The dataset contains 358 mouse RNA-seq samples annotated to 18 main cell types (“label.main”). These are split further into 28 subtypes (“label.fine”). The subtypes have also been mapped to the Cell Ontology as with the ImmGen reference.
ref_mouserna <- celldex::MouseRNAseqData()
If we look at this reference, we can see that it also has the main, fine, and ont labels that we saw with the ImmGen reference.
ref_mouserna
class: SummarizedExperiment
dim: 21214 358
metadata(0):
assays(1): logcounts
rownames(21214): Xkr4 Rp1 ... LOC100039574 LOC100039753
rowData names(0):
colnames(358): ERR525589Aligned ERR525592Aligned ... SRR1044043Aligned
SRR1044044Aligned
colData names(3): label.main label.fine label.ont
predictions_mouse_main = SingleR(test = GetAssayData(merged),
ref = ref_mouserna,
labels = ref_mouserna$label.main)
predictions_mouse_fine = SingleR(test = GetAssayData(merged),
ref = ref_mouserna,
labels = ref_mouserna$label.fine)
merged[['mouserna_singler_main']] = rep('NA', ncol(merged))
merged$mouserna_singler_main[rownames(predictions_mouse_main)] = predictions_mouse_main$labels
#add fine labels to object
merged[['mouserna_singler_fine']] = rep('NA', ncol(merged))
merged$mouserna_singler_fine[rownames(predictions_mouse_fine)] = predictions_mouse_fine$labels
Let’s visualize how the labeling of our cells differs between the main labels from ImmGen and MouseRNA.
table(predictions_main$labels)
table(predictions_mouse_main$labels)
B cells B cells, pro Basophils DC Endothelial cells
3253 3 37 295 71
Epithelial cells Fibroblasts ILC Macrophages Mast cells
1238 589 763 459 11
Monocytes Neutrophils NK cells NKT Stem cells
633 92 565 2249 2
Stromal cells T cells Tgd
18 12714 193
Adipocytes B cells Dendritic cells Endothelial cells Fibroblasts
4 3325 94 245 979
Granulocytes Hepatocytes Macrophages Monocytes NK cells
116 652 185 1013 1341
T cells
15231
p1 <- DimPlot(merged, group.by = c("immgen_singler_main")) + scale_colour_viridis(option = 'turbo', discrete = TRUE)
p2 <- DimPlot(merged, group.by = c("mouserna_singler_main")) + scale_colour_viridis(option = 'turbo', discrete = TRUE)
p <- plot_grid(p1, p2, ncol = 2)
p
Note on reference annotation datasets
As one might expect, the choice of reference can have a major impact on the annotation results.

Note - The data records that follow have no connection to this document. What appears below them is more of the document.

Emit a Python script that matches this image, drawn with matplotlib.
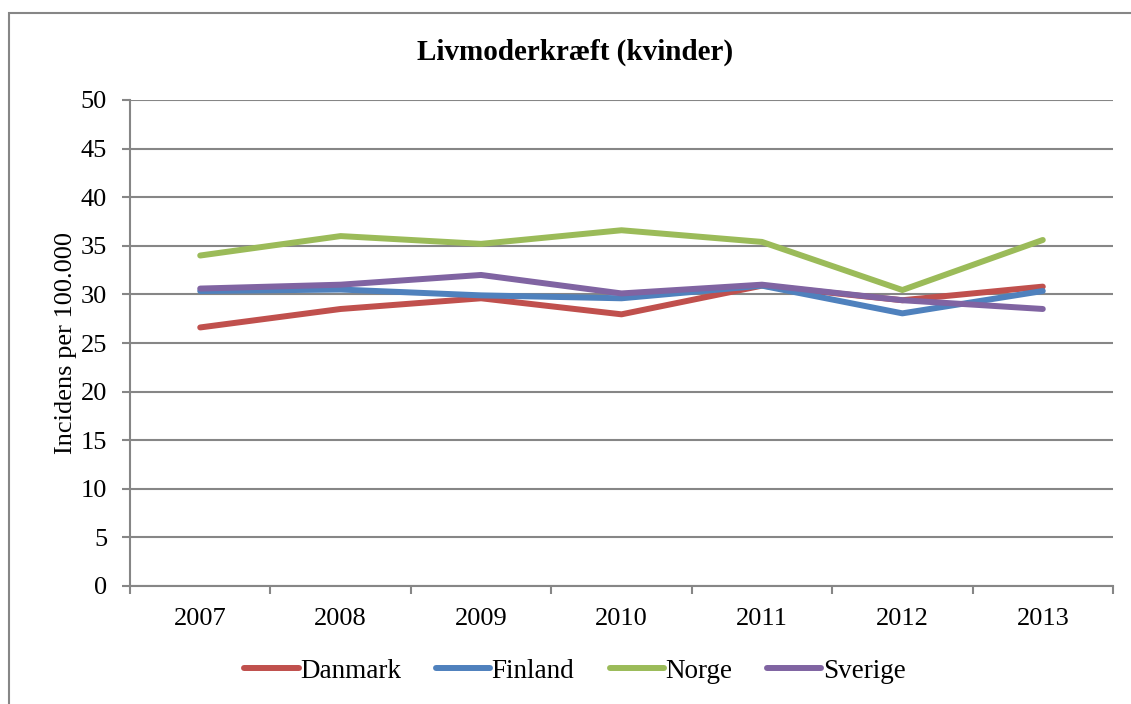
import matplotlib
matplotlib.use("Agg")
import matplotlib.pyplot as plt
from matplotlib.patches import Rectangle

years = ["2007", "2008", "2009", "2010", "2011", "2012", "2013"]
danmark = [26.6, 28.5, 29.6, 27.95, 30.9, 29.4, 30.8]
finland = [30.35, 30.5, 29.9, 29.6, 30.9, 28.05, 30.35]
norge = [34.0, 36.0, 35.2, 36.6, 35.4, 30.45, 35.6]
sverige = [30.6, 31.0, 32.0, 30.1, 31.0, 29.4, 28.5]

series = [
    ("Danmark", danmark, "#C0504D"),
    ("Finland", finland, "#4F81BD"),
    ("Norge", norge, "#9BBB59"),
    ("Sverige", sverige, "#8064A2"),
]

plt.rcParams['font.family'] = ['Liberation Serif', 'DejaVu Serif']
grey = "#868686"
fs = 19

fig = plt.figure(figsize=(11.31, 7.04), dpi=100)
ax = fig.add_axes([130 / 1131, 1 - 586 / 704, (1113 - 130) / 1131, (586 - 100) / 704])

# outer chart border (only top and left are inside the image)
fig.patches.append(Rectangle((9 / 1131, -0.1), 1.2, 1 - 13 / 704 + 0.1,
                             transform=fig.transFigure, fill=False,
                             edgecolor=grey, linewidth=1.5, zorder=0))

x = list(range(len(years)))
for name, vals, col in series:
    ax.plot(x, vals, color=col, linewidth=4.3, solid_capstyle="round",
            solid_joinstyle="round", label=name, zorder=3)

ax.set_xlim(-0.5, len(years) - 0.5)
ax.set_ylim(0, 50)
ax.set_yticks(range(0, 51, 5))
ax.yaxis.grid(True, color=grey, linewidth=1.5)
ax.set_axisbelow(True)

ax.set_xticks([i - 0.5 for i in range(len(years) + 1)])
ax.set_xticklabels([])
ax.set_xticks(x, minor=True)
ax.set_xticklabels(years, minor=True)
ax.tick_params(axis="x", which="major", length=6, width=1.5, color=grey, direction="out")
ax.tick_params(axis="x", which="minor", length=0, pad=16, labelsize=fs)
ax.tick_params(axis="y", length=6, width=1.5, color=grey, direction="out",
               pad=10.5, labelsize=fs)

for s in ["top", "right"]:
    ax.spines[s].set_visible(False)
for s in ["left", "bottom"]:
    ax.spines[s].set_color(grey)
    ax.spines[s].set_linewidth(1.5)

ax.set_ylabel("Incidens per 100.000", fontsize=fs, labelpad=3)
fig.text(575 / 1131, 1 - 52 / 704, "Livmoderkræft (kvinder)", ha="center",
         va="center", fontsize=21, fontweight="bold")

fig.legend(loc="center", bbox_to_anchor=(575 / 1131, 1 - 671 / 704), ncol=4,
           frameon=False, fontsize=fs + 0.5, handlelength=2.0, handletextpad=0.05,
           columnspacing=1.3)

fig.savefig("out.png", dpi=100)
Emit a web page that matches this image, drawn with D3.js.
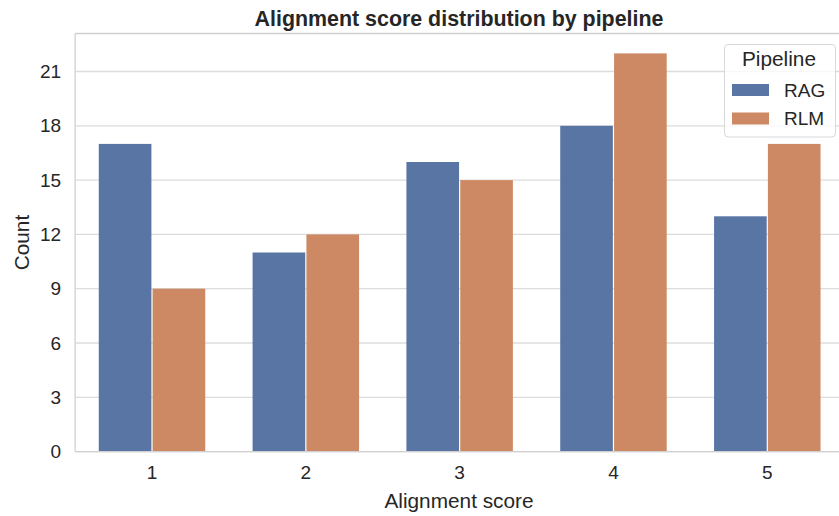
<!DOCTYPE html>
<html>
<head>
<meta charset="utf-8">
<script src="https://cdn.jsdelivr.net/npm/d3@7"></script>
<style>
  html, body { margin: 0; padding: 0; background: #fff; }
  svg { display: block; font-family: "Liberation Sans", Arial, sans-serif; }
</style>
</head>
<body>
<svg id="chart" width="839" height="516"></svg>
<script>
const categories = ["1", "2", "3", "4", "5"];
const pipelines = ["RAG", "RLM"];
const ragCounts = [17, 11, 16, 18, 13];
const rlmCounts = [9, 12, 15, 22, 17];
const yTicks = [0, 3, 6, 9, 12, 15, 18, 21];
const colors = ["#5875a4", "#cc8963"];

const svg = d3.select("#chart");
const margin = { left: 75.1, right: 844.2, top: 33.5, bottom: 451.6 };
const seriesValues = [ragCounts, rlmCounts];
const textColor = "#262626";
const tickFont = "19px";
const labelFont = "20.8px";

const x = d3.scaleBand().domain(categories).range([margin.left, margin.right]).paddingInner(0).paddingOuter(0);
const x1 = d3.scaleBand().domain(pipelines).range([x.bandwidth() * 0.15, x.bandwidth() * 0.85]);
const yMax = d3.max([...ragCounts, ...rlmCounts]) * 1.05;
const y = d3.scaleLinear().domain([0, yMax]).range([margin.bottom, margin.top]);

// grid
const gridG = svg.append("g");
gridG.selectAll("line").data(yTicks).join("line")
  .attr("x1", margin.left).attr("x2", margin.right)
  .attr("y1", d => y(d)).attr("y2", d => y(d))
  .attr("stroke", "#dcdcdc").attr("stroke-width", 1.3);

// bars
const data = [];
categories.forEach((c, i) => pipelines.forEach((p, j) => data.push({ c, p, v: seriesValues[j][i], j })));
svg.append("g").selectAll("rect").data(data).join("rect")
  .attr("x", d => x(d.c) + x1(d.p) + 0.6)
  .attr("width", x1.bandwidth() - 1.2)
  .attr("y", d => y(d.v))
  .attr("height", d => y(0) - y(d.v))
  .attr("fill", d => colors[d.j]);

// spines
svg.append("line").attr("x1", margin.left).attr("x2", margin.left).attr("y1", margin.top).attr("y2", margin.bottom)
  .attr("stroke", "#d0d0d0").attr("stroke-width", 1.3);
svg.append("line").attr("x1", margin.left).attr("x2", margin.right).attr("y1", margin.bottom).attr("y2", margin.bottom)
  .attr("stroke", "#d0d0d0").attr("stroke-width", 1.3);
svg.append("line").attr("x1", margin.left).attr("x2", margin.right).attr("y1", margin.top).attr("y2", margin.top)
  .attr("stroke", "#d0d0d0").attr("stroke-width", 1.3);

// y axis
const yAxis = d3.axisLeft(y).tickValues(yTicks).tickSize(0).tickPadding(14);
const yg = svg.append("g").attr("transform", `translate(${margin.left},0)`).call(yAxis);
yg.select(".domain").remove();
yg.selectAll("text").attr("font-size", tickFont).attr("fill", textColor)
  .attr("font-family", "Liberation Sans, Arial, sans-serif");

// x axis
const xAxis = d3.axisBottom(x).tickSize(0).tickPadding(14);
const xg = svg.append("g").attr("transform", `translate(0,${margin.bottom})`).call(xAxis);
xg.select(".domain").remove();
xg.selectAll("text").attr("font-size", tickFont).attr("fill", textColor)
  .attr("font-family", "Liberation Sans, Arial, sans-serif");

// labels
svg.append("text").attr("x", 459).attr("y", 26).attr("text-anchor", "middle")
  .attr("font-size", "21.4px").attr("font-weight", "bold").attr("fill", textColor)
  .text("Alignment score distribution by pipeline");
svg.append("text").attr("x", 459).attr("y", 508).attr("text-anchor", "middle")
  .attr("font-size", labelFont).attr("fill", textColor).text("Alignment score");
svg.append("text").attr("transform", `translate(29,${(margin.top + margin.bottom) / 2}) rotate(-90)`)
  .attr("text-anchor", "middle").attr("font-size", labelFont).attr("fill", textColor).text("Count");

// legend
const lg = svg.append("g");
lg.append("rect").attr("x", 724.5).attr("y", 44.5).attr("width", 111).attr("height", 92.5)
  .attr("rx", 3.5).attr("fill", "#fff").attr("fill-opacity", 0.8).attr("stroke", "#d8d8d8").attr("stroke-width", 1);
lg.append("text").attr("x", 779).attr("y", 66).attr("text-anchor", "middle")
  .attr("font-size", labelFont).attr("fill", textColor).text("Pipeline");
pipelines.forEach((p, j) => {
  const cy = 90 + j * 28.5;
  lg.append("rect").attr("x", 732).attr("y", cy - 6).attr("width", 37).attr("height", 12).attr("fill", colors[j]);
  lg.append("text").attr("x", 784).attr("y", cy + 6.7).attr("font-size", tickFont).attr("fill", textColor).text(p);
});
</script>
</body>
</html>
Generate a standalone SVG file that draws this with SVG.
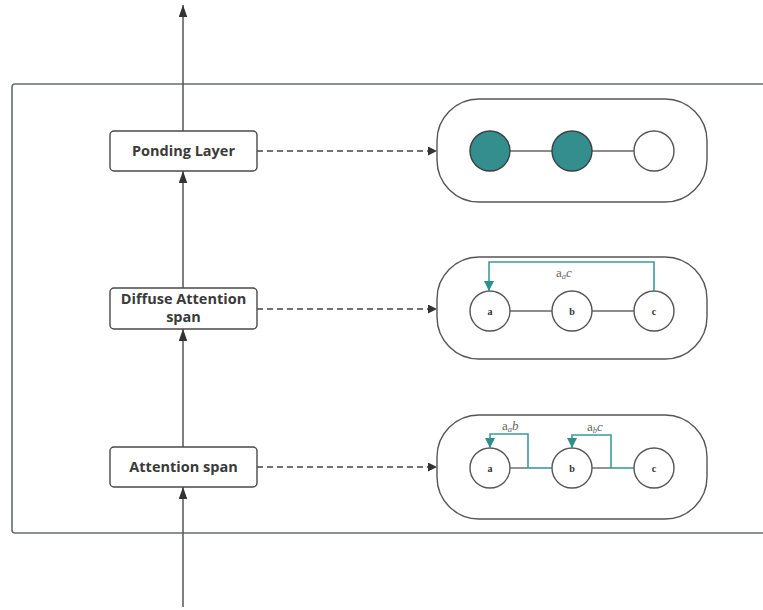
<svg xmlns="http://www.w3.org/2000/svg" width="763" height="610" viewBox="0 0 763 610">
  <style>
    .frame { fill: none; stroke: #6a6d70; stroke-width: 1.6; }
    .box { fill: #ffffff; stroke: #4a4a4a; stroke-width: 1.4; }
    .lbl { font-family: "Open Sans", "Noto Sans", sans-serif; font-weight: bold; font-size: 14.5px; fill: #3a3a3a; text-anchor: middle; }
    .flow { stroke: #555555; stroke-width: 1.5; fill: none; }
    .dash { stroke: #444444; stroke-width: 1.3; stroke-dasharray: 6 4; fill: none; }
    .pill { fill: #ffffff; stroke: #555555; stroke-width: 1.4; }
    .node { fill: #ffffff; stroke: #555555; stroke-width: 1.4; }
    .filled { fill: #348e8e; stroke: #3a3f40; stroke-width: 1.4; }
    .edge { stroke: #666666; stroke-width: 1.4; fill: none; }
    .teal { stroke: #3d9a9a; stroke-width: 1.6; fill: none; }
    .ntxt { font-family: "Liberation Serif", "DejaVu Serif", serif; font-weight: bold; font-size: 10px; fill: #333333; text-anchor: middle; }
    .wt { font-family: "Liberation Serif", "DejaVu Serif", serif; font-size: 13px; fill: #666666; }
  </style>
  <defs>
    <marker id="arr" viewBox="0 0 10 10" refX="10" refY="5" markerWidth="10" markerHeight="9" markerUnits="userSpaceOnUse" orient="auto">
      <path d="M0,0 L10,5 L0,10 z" fill="#333333"/>
    </marker>
    <marker id="arrUp" viewBox="0 0 14 10" refX="14" refY="5" markerWidth="12" markerHeight="9" markerUnits="userSpaceOnUse" orient="auto">
      <path d="M0,0 L14,5 L0,10 z" fill="#333333"/>
    </marker>
    <marker id="arrT" viewBox="0 0 10 10" refX="10" refY="5" markerWidth="12" markerHeight="10" markerUnits="userSpaceOnUse" orient="auto">
      <path d="M0,0 L10,5 L0,10 z" fill="#2f8f8f"/>
    </marker>
  </defs>

  <!-- outer frame -->
  <rect class="frame" x="12" y="84" width="780" height="449" rx="3"/>

  <!-- connectors -->
  <g id="connectors">
    <line class="flow" x1="183" y1="607" x2="183" y2="487" marker-end="url(#arrUp)"/>
    <line class="flow" x1="183" y1="447" x2="183" y2="329" marker-end="url(#arrUp)"/>
    <line class="flow" x1="183" y1="288" x2="183" y2="171" marker-end="url(#arrUp)"/>
    <line class="flow" x1="183" y1="131" x2="183" y2="5" marker-end="url(#arrUp)"/>
    <line class="dash" x1="257" y1="151" x2="437" y2="151" marker-end="url(#arr)"/>
    <line class="dash" x1="257" y1="309" x2="437" y2="309" marker-end="url(#arr)"/>
    <line class="dash" x1="257" y1="467" x2="437" y2="467" marker-end="url(#arr)"/>
  </g>

  <!-- left column -->
  <g id="ponding-layer">
    <rect class="box" x="110" y="131" width="147" height="40" rx="4"/>
    <text class="lbl" x="183.5" y="156">Ponding Layer</text>
  </g>
  <g id="diffuse-attention">
    <rect class="box" x="110" y="288" width="147" height="41" rx="4"/>
    <text class="lbl" x="183.5" y="304">Diffuse Attention</text>
    <text class="lbl" x="183.5" y="322">span</text>
  </g>
  <g id="attention-span">
    <rect class="box" x="110" y="447" width="147" height="40" rx="4"/>
    <text class="lbl" x="183.5" y="472">Attention span</text>
  </g>

  <!-- pooled nodes -->
  <g id="pool-group">
    <rect class="pill" x="437" y="99" width="270" height="103" rx="42"/>
    <line class="edge" x1="510" y1="151" x2="552" y2="151"/>
    <line class="edge" x1="592" y1="151" x2="634" y2="151"/>
    <circle class="filled" cx="490" cy="151" r="20"/>
    <circle class="filled" cx="572" cy="151" r="20"/>
    <circle class="node" cx="654" cy="151" r="20"/>
  </g>

  <!-- diffuse attention nodes -->
  <g id="diffuse-group">
    <rect class="pill" x="437" y="257" width="270" height="102" rx="42"/>
    <line class="edge" x1="510" y1="311" x2="552" y2="311"/>
    <line class="edge" x1="592" y1="311" x2="634" y2="311"/>
    <circle class="node" cx="490" cy="311" r="20"/>
    <circle class="node" cx="572" cy="311" r="20"/>
    <circle class="node" cx="654" cy="311" r="20"/>
    <text class="ntxt" x="490" y="315">a</text>
    <text class="ntxt" x="572" y="315">b</text>
    <text class="ntxt" x="654" y="315">c</text>
    <path class="teal" d="M654,291 V262 H489 V291" marker-end="url(#arrT)"/>
    <text class="wt" x="556" y="277">a<tspan font-size="8.5" font-style="italic" dy="2">a</tspan><tspan font-style="italic" dy="-2">c</tspan></text>
  </g>

  <!-- attention span nodes -->
  <g id="span-group">
    <rect class="pill" x="437" y="415" width="270" height="104" rx="42"/>
    <line class="edge" x1="510" y1="468" x2="528" y2="468"/>
    <line class="teal" x1="528" y1="468" x2="552" y2="468"/>
    <line class="edge" x1="592" y1="468" x2="611" y2="468"/>
    <line class="teal" x1="611" y1="468" x2="634" y2="468"/>
    <circle class="node" cx="490" cy="468" r="20"/>
    <circle class="node" cx="572" cy="468" r="20"/>
    <circle class="node" cx="654" cy="468" r="20"/>
    <text class="ntxt" x="490" y="472">a</text>
    <text class="ntxt" x="572" y="472">b</text>
    <text class="ntxt" x="654" y="472">c</text>
    <path class="teal" d="M528,468 V434 H490 V448" marker-end="url(#arrT)"/>
    <path class="teal" d="M611,468 V435 H572 V448" marker-end="url(#arrT)"/>
    <text class="wt" x="502" y="430">a<tspan font-size="8.5" font-style="italic" dy="2">a</tspan><tspan font-style="italic" dy="-2">b</tspan></text>
    <text class="wt" x="587" y="431">a<tspan font-size="8.5" font-style="italic" dy="2">b</tspan><tspan font-style="italic" dy="-2">c</tspan></text>
  </g>
</svg>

It’s essential to choose a reference dataset encompassing a broader spectrum of labels than those expected in our test dataset. Trust in the appropriateness of labels assigned by the original authors to reference samples is often a leap of faith, and it’s unsurprising that certain references outperform others due to differences in sample preparation quality. Ideally, we favor a reference generated using a technology or protocol similar to our test dataset, although this consideration is typically not an issue when using SingleR() for annotating well-defined cell types.
Users are advised to read the relevant vignette for more details about the available references as well as some recommendations on which to use. (As an aside, the ImmGen dataset and other references were originally supplied along with SingleR itself but have since been migrated to the separate celldex package for more general use throughout Bioconductor.) Of course, as we shall see in the next Chapter, it is entirely possible to supply your own reference datasets instead; all we need are log-expression values and a set of labels for the cells or samples
Understanding Clustering using Celltyping
We know that the UMAP shape changes when we use different numbers of PCs but why does the UMAP shape change? Lets try creating a UMAP with only 5 PCs.
merged_5PC <- RunUMAP(merged, dims = 1:5)
DimPlot(merged_5PC, label = TRUE, group.by = 'immgen_singler_main')
DimHeatmap(merged, dims = 1:5, balanced = TRUE, cells = 500)
We see that the cells form much more general clusters. For example, the immune cells are just in one big blob. When we increase our PCs we increase the amount of information that can be used to tease apart more specfic cell types. The distinct B cell cluster we saw earlier was only possible because we provided enough genetic expression information in the PCs we chose.
Saving our data
Let’s save our seurat objects to use in future sections.
saveRDS(merged, file = "outdir_single_cell_rna/preprocessed_object.rds")